Archive for the ‘SMEs’ Category
While large companies and governments are stressing about the threat of recession, small companies just get on with it
Every day the news brings us more threats of a double dip, a currency crisis, a lending squeeze and another dose of economic pessimism. And where does all this bad news come from? It comes from big businesses. At the first hint of an economic squeeze, the large corporates cancel business travel, delay their push into new territories, and begin squeezing all the costs for what they’re worth. The government and the media pick up these loud noises and they feed them to us.
Small companies, those employing less than 50 people, account for over 99% of all businesses in any country. They are run by people who know their trade. Most of them have been in existence for more than 10 years compared to the job hoppers in large companies who switch positions like musical chairs. The owners of small businesses have seen the good times and bad times and they know how to deal with them.

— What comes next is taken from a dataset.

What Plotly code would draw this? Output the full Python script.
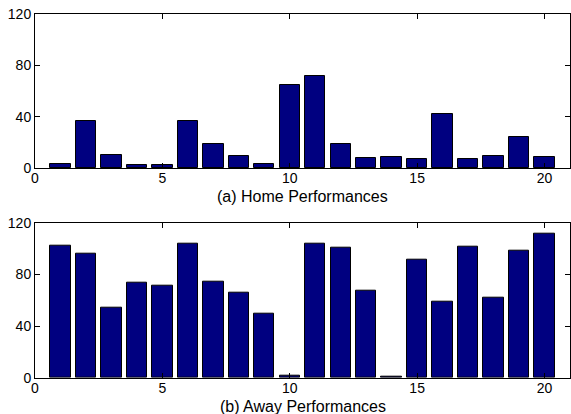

At a micro level, boom times and recessions are irrelevant to the small business. Small businesses are chameleons and able to adjust quickly to change – positive or negative. Small businesses by their very nature are optimistic. No one would ever set up in business with a view to failure. This is not to say that the small business person is a risk taker. Once their business is up and running, the proprietor will look after it like a baby.
Small businesses rent properties, buy utilities, spend their money at local wholesalers, and require the services of lawyers and accountants. People selling to a small business do not need a purchase order number. The decision maker who writes the cheque is very often the person that picks up the phone. Things happen quickly and easily in small businesses.
Governments and large corporates do not understand small businesses. Their culture is completely different. Big businesses speak and sell to big customers and do not comprehend the culture and language of small businesses. They are missing a huge opportunity.
Understanding small businesses is the starting point of doing business with them. It is not enough to think about their trade and activity. Knowing whether a company supplies accounting services or makes X-ray machines is not particularly helpful. It is more useful to know if the company has plans for growth or cash flow problems, or if it is traditional or modern in its business methods. This type of segmentation will ensure that communications aimed at small businesses resonate.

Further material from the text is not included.